I was trying to think of who was a lawyer and both arrogant enough and boneheaded enough to write this.
Robbie came to mind.
I’m sure this brief made Bezo’s feel happy, if you are billing at $1,200 an hour in minimum 15 minute increments keeping a client happy is your job.
As far as Bezo’s judgement the last few years, he dumped Mackenzie Scott for Lauren Sanchez..
I fear Amazon. They are smart and rich and have bought everyone who can be bought. So I would caution against assuming “stupid” and focus on Yves two thoughts with regard to reverse engineering their response.
The advantage of a lawsuit is they get to pick the ground. FTC staffers vs Amazons unlimited resources. Which means they will slow Ms Khan down at every step and try and exhaust her resources. Nothing stupid or arrogant about that, even if they are stupid and arrogant.
Khan, not Kahn. Pakistani-American, not Jewish…
That she is seen as a hard liner just shows how cowed US antitrust authorities are, neutered as they were by Robert Bork’s (yes, that Bork) jurisprudence, establishing the completely spurious “consumer welfare” standard from the market-infallibility ayatollahs at the Chicago School, flouting both the letter and intent of antitrust law. It’s a textbook example of right-wing judicial activism creating legal doctrines out of thin cloth, just as with qualified immunity. Any solution perforce requires invalidating this by Congress, the FTC and Khan alone can’t do it. Fortunately we may be at a rare convergence where both parties agree on the need to reform antitrust, even if they don’t agree on specifics.
Here’s more from a source that can’t be accused of being biased against Bork:
https://www.theamericanconservative.com/articles/robert-borks-america/
It’s correct in the headline. I have name dyslexia. Fixing.
If only Amazon had said that Khan was not sufficiently supportive of Israel, there would be no problem and she would be out the door. Oh wait, that is only for the jobs of SecDef, SecState and some Ambassadorships.
Arrogance has always been the Amazon business model as seen by the games they used to play to pretend no point of presence in particular states and therefore no necessity for charging sales tax. As a Wall Street darling struggling to make a profit they were given a pass back then and no doubt expect to be treated similarly after reaching behemoth status. The problem for them is that they are a behemoth still dependent on a business model the country could do without and on dubious attempts to diversify–AWS the only big success.
Kayfabe?
Five years ago, Obama was delivering eligiacal odes to big tech. He had his head so far up Amazon’s keister, he even gave a fawning speech at an Amazon warehouse.

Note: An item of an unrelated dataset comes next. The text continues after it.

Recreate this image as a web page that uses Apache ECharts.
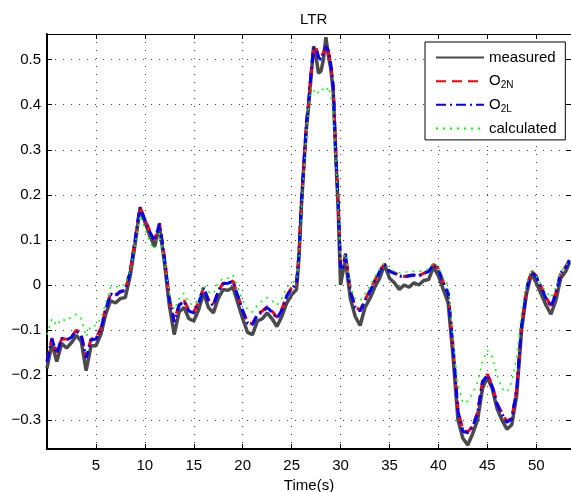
<!DOCTYPE html>
<html>
<head>
<meta charset="utf-8">
<script src="https://cdn.jsdelivr.net/npm/echarts@6/dist/echarts.min.js"></script>
<style>html,body{margin:0;padding:0;background:#fff;}#c{width:571px;height:492px;}</style>
</head>
<body>
<div id="c"></div>
<script>
// Time stamps (s)
const times = [
 0,0.5,1,1.5,2,2.5,3,3.5,4,4.5,5,5.5,6,6.5,7,7.5,8,8.5,9,9.5,
 10,10.5,11,11.5,12,12.5,13,13.5,14,14.5,15,15.5,16,16.5,17,17.5,18,18.5,19,19.5,
 20,20.5,21,21.5,22,22.5,23,23.5,24,24.5,25,25.5,
 25.75,26,26.25,26.5,26.75,27,27.25,27.5,27.75,28,28.25,28.5,28.75,29,29.25,29.5,29.75,30,30.25,30.5,
 31,31.5,32,32.5,33,33.5,34,34.5,35,35.5,36,36.5,37,37.5,38,38.5,39,39.5,40,40.5,
 41,41.5,42,42.5,43,43.5,44,44.5,45,45.5,46,46.5,47,47.5,48,48.5,49,49.5,50,50.5,
 51,51.5,52,52.5,53,53.4
];
const measured = [
 -0.185,-0.13,-0.17,-0.13,-0.14,-0.128,-0.112,-0.125,-0.19,-0.135,-0.135,-0.11,-0.065,-0.035,-0.04,-0.03,-0.028,0.02,0.09,0.17,
 0.14,0.11,0.085,0.13,0.05,-0.045,-0.11,-0.06,-0.05,-0.075,-0.08,-0.055,-0.018,-0.05,-0.062,-0.03,-0.01,-0.012,-0.005,-0.04,
 -0.075,-0.105,-0.11,-0.08,-0.075,-0.062,-0.075,-0.092,-0.07,-0.04,-0.022,-0.01,
 0.06,0.175,0.265,0.345,0.4,0.465,0.53,0.505,0.47,0.475,0.5,0.55,0.51,0.48,0.43,0.29,0.175,0.0,0.03,0.055,
 -0.03,-0.07,-0.09,-0.05,-0.03,-0.005,0.015,0.045,0.015,0.005,-0.01,0.0,-0.005,0.005,0.0,0.01,0.012,0.04,0.02,-0.01,
 -0.04,-0.16,-0.3,-0.34,-0.355,-0.33,-0.3,-0.23,-0.205,-0.23,-0.275,-0.3,-0.32,-0.31,-0.245,-0.1,-0.02,0.025,0.005,-0.02,
 -0.045,-0.065,-0.035,0.015,0.03,0.05
];
const o2n = [
 -0.168,-0.118,-0.15,-0.12,-0.12,-0.115,-0.1,-0.11,-0.16,-0.12,-0.118,-0.096,-0.053,-0.02,-0.022,-0.014,-0.012,0.032,0.1,0.173,
 0.146,0.12,0.1,0.137,0.062,-0.028,-0.08,-0.044,-0.034,-0.056,-0.06,-0.038,-0.005,-0.033,-0.044,-0.013,0.004,0.005,0.009,-0.023,
 -0.056,-0.083,-0.086,-0.064,-0.058,-0.048,-0.058,-0.072,-0.054,-0.023,-0.006,0.005,
 0.07,0.185,0.27,0.355,0.41,0.475,0.528,0.526,0.506,0.502,0.516,0.532,0.52,0.49,0.44,0.3,0.185,0.042,0.042,0.07,
 -0.013,-0.048,-0.056,-0.033,-0.012,0.01,0.032,0.047,0.031,0.027,0.021,0.019,0.021,0.023,0.021,0.026,0.031,0.046,0.036,0.006,
 -0.018,-0.138,-0.278,-0.322,-0.326,-0.313,-0.283,-0.215,-0.198,-0.222,-0.263,-0.285,-0.303,-0.295,-0.232,-0.088,-0.008,0.032,0.02,-0.004,
 -0.028,-0.046,-0.018,0.028,0.04,0.056
];
const o2l = [
 -0.17,-0.12,-0.152,-0.118,-0.122,-0.116,-0.102,-0.112,-0.162,-0.122,-0.12,-0.098,-0.055,-0.02,-0.024,-0.015,-0.012,0.03,0.1,0.172,
 0.145,0.118,0.098,0.136,0.06,-0.03,-0.082,-0.045,-0.036,-0.058,-0.062,-0.04,-0.006,-0.035,-0.046,-0.014,0.003,0.004,0.008,-0.025,
 -0.058,-0.085,-0.088,-0.066,-0.06,-0.05,-0.06,-0.074,-0.056,-0.025,-0.008,0.003,
 0.07,0.185,0.27,0.355,0.41,0.475,0.525,0.525,0.505,0.5,0.515,0.53,0.52,0.49,0.44,0.3,0.185,0.04,0.04,0.068,
 -0.015,-0.05,-0.058,-0.035,-0.014,0.008,0.03,0.045,0.03,0.026,0.02,0.018,0.02,0.022,0.02,0.025,0.03,0.045,0.035,0.005,
 -0.02,-0.14,-0.28,-0.325,-0.328,-0.315,-0.285,-0.215,-0.2,-0.225,-0.265,-0.287,-0.305,-0.297,-0.232,-0.09,-0.01,0.03,0.018,-0.006,
 -0.03,-0.048,-0.02,0.027,0.038,0.055
];
const calculated = [
 -0.11,-0.075,-0.09,-0.075,-0.08,-0.07,-0.065,-0.075,-0.115,-0.09,-0.09,-0.075,-0.04,-0.005,-0.005,0.0,0.0,0.03,0.09,0.155,
 0.125,0.095,0.08,0.115,0.05,-0.02,-0.055,-0.03,-0.018,-0.04,-0.045,-0.03,0.0,-0.015,-0.02,0.005,0.015,0.015,0.022,-0.005,
 -0.035,-0.055,-0.06,-0.045,-0.035,-0.028,-0.035,-0.045,-0.03,-0.005,0.005,0.01,
 0.06,0.165,0.25,0.33,0.4,0.44,0.43,0.435,0.425,0.43,0.435,0.43,0.44,0.42,0.38,0.285,0.175,0.06,0.055,0.07,
 -0.005,-0.03,-0.035,-0.02,-0.002,0.018,0.035,0.05,0.035,0.03,0.027,0.028,0.03,0.03,0.03,0.032,0.035,0.05,0.04,0.015,
 0.0,-0.12,-0.22,-0.262,-0.258,-0.24,-0.215,-0.17,-0.145,-0.16,-0.2,-0.23,-0.238,-0.215,-0.16,-0.06,0.0,0.035,0.02,0.0,
 -0.015,-0.028,-0.005,0.03,0.04,0.058
];
const xTickLabels = [5,10,15,20,25,30,35,40,45,50];
const yTickLabels = [-0.3,-0.2,-0.1,0,0.1,0.2,0.3,0.4,0.5];

const FONT = '"Liberation Sans", Arial, Helvetica, sans-serif';
const pair = arr => times.map((t,i)=>[t, arr[i]]);

const chart = echarts.init(document.getElementById('c'), null, {renderer:'canvas'});
const xRange = [0, 53.55], yRange = [-0.364, 0.557];
const gridLine = {show:true, lineStyle:{color:'#444', width:1, type:[1,7]}};
chart.setOption({
  animation:false,
  backgroundColor:'#fff',
  title:{text:'LTR', left:295, top:7, textStyle:{fontFamily:FONT, fontSize:15, fontWeight:'normal', color:'#000'}},
  grid:{left:47, top:34, right:0, bottom:43, containLabel:false, outerBoundsMode:'none'},
  legend:{
    orient:'vertical', left:425, top:42,
    backgroundColor:'#fff', borderColor:'#000', borderWidth:1,
    padding:[8,6,2,10], itemWidth:48, itemHeight:19, itemGap:6.5,
    itemStyle:{opacity:0},
    textStyle:{fontFamily:FONT, fontSize:15, color:'#000',
      rich:{
        o:{fontFamily:FONT, fontSize:15, color:'#000'},
        s:{fontFamily:FONT, fontSize:10, color:'#000', padding:[9,0,0,0]}
      }},
    formatter: n => n==='O2N' ? '{o|O}{s|2N}' : n==='O2L' ? '{o|O}{s|2L}' : '{o|'+n+'}{s| }',
    data:['measured','O2N','O2L','calculated']
  },
  xAxis:[{
    type:'value', min:xRange[0], max:xRange[1], splitNumber:10, position:'bottom',
    name:'Time(s)', nameLocation:'middle', nameGap:25,
    nameTextStyle:{fontFamily:FONT, fontSize:15, color:'#000'},
    axisLine:{show:true, onZero:false, lineStyle:{color:'#000', width:2}},
    axisTick:{show:true, inside:true, length:5, lineStyle:{color:'#000'}},
    axisLabel:{fontFamily:FONT, fontSize:15, color:'#000', margin:9, showMinLabel:true, showMaxLabel:true,
      formatter: v => xTickLabels.some(t=>Math.abs(t-v)<1e-6) ? String(v) : ''},
    splitLine:gridLine
  },{
    type:'value', min:xRange[0], max:xRange[1], splitNumber:10, position:'top',
    axisLine:{show:true, onZero:false, lineStyle:{color:'#000', width:1}},
    axisTick:{show:true, inside:true, length:5, lineStyle:{color:'#000'}},
    axisLabel:{show:false}, splitLine:{show:false}
  }],
  yAxis:[{
    type:'value', min:yRange[0], max:yRange[1], splitNumber:9, position:'left',
    axisLine:{show:true, onZero:false, lineStyle:{color:'#000', width:2}},
    axisTick:{show:true, inside:true, length:5, lineStyle:{color:'#000'}},
    axisLabel:{fontFamily:FONT, fontSize:15, color:'#000', margin:6,
      formatter: v => {
        const m = yTickLabels.find(t=>Math.abs(t-v)<1e-6);
        return m===undefined ? '' : String(m).replace('-', '\u2212');
      }},
    splitLine:gridLine
  },{
    type:'value', min:yRange[0], max:yRange[1], splitNumber:9, position:'right',
    axisLine:{show:true, onZero:false, lineStyle:{color:'#000', width:1}},
    axisTick:{show:true, inside:true, length:5, lineStyle:{color:'#000'}},
    axisLabel:{show:false}, splitLine:{show:false}
  }],
  series:[
    {name:'measured', type:'line', data:pair(measured), symbol:'none', showSymbol:false,
     lineStyle:{color:'#4a4a4a', width:3.5, type:'solid'}, itemStyle:{color:'#4a4a4a'}},
    {name:'O2N', type:'line', data:pair(o2n), symbol:'none', showSymbol:false,
     lineStyle:{color:'#ff0000', width:3, type:[10,6]}, itemStyle:{color:'#ff0000'}},
    {name:'O2L', type:'line', data:pair(o2l), symbol:'none', showSymbol:false,
     lineStyle:{color:'#0000ff', width:3, type:[10,4,2,4]}, itemStyle:{color:'#0000ff'}},
    {name:'calculated', type:'line', data:pair(calculated), symbol:'none', showSymbol:false,
     lineStyle:{color:'#00ff00', width:1.5, type:[2,5]}, itemStyle:{color:'#00ff00'}}
  ]
});
</script>
</body>
</html>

Was that when he said that an Amazon job was the new middle-class job? Despicable.
Much like his famous request for a glass of water at Flint, Michigan.
> Amazon had jumped the shark.
A couple of days ago in WC was this.
UPDATE The Bezzle: “How Amazon Bullies, Manipulates, and Lies to Reporters” [Mother Jones]. “
When journalists write anything critical of Amazon they get harrased by media relations, which I thought was headed by Carney, but instead he is just a convenient titular figurehead that Bezos can point to and say, see I care, when the reality is that a longtime Amazon whip cracker close to Bezos runs the show.
This ultra aggressiveness runs company wide. In every transaction they push as hard as possible for advantage whether demanding subsidies to build warehouses from governments, the taking of positions in companies selling on Amazon’s platform at grossly advantageous terms, the insane return rate, the inhumane working conditions inside Amazon warehouses, the copying of third party sellers products, the string of fires from Amazon Basics crapola, the copying of copywrited material, the hugely profitable business of storing zeros and ones for the government, where one buck out of three in revenue is profit, , the 150% churnover rate (FFS really? This is acceptable or not???) . . . and so it goes.
Pulling this aggressive in your face move is typical. Everything looks like a sickly gazelle to them so I’m hoping Amazon gets kicked in the jaw good and hard here.
Amazon should be exterminated from the face of the earth. Anyone who criticizes Amazon should be asked the following question: ” What are you doing to help exterminate Amazon from the face of the earth”?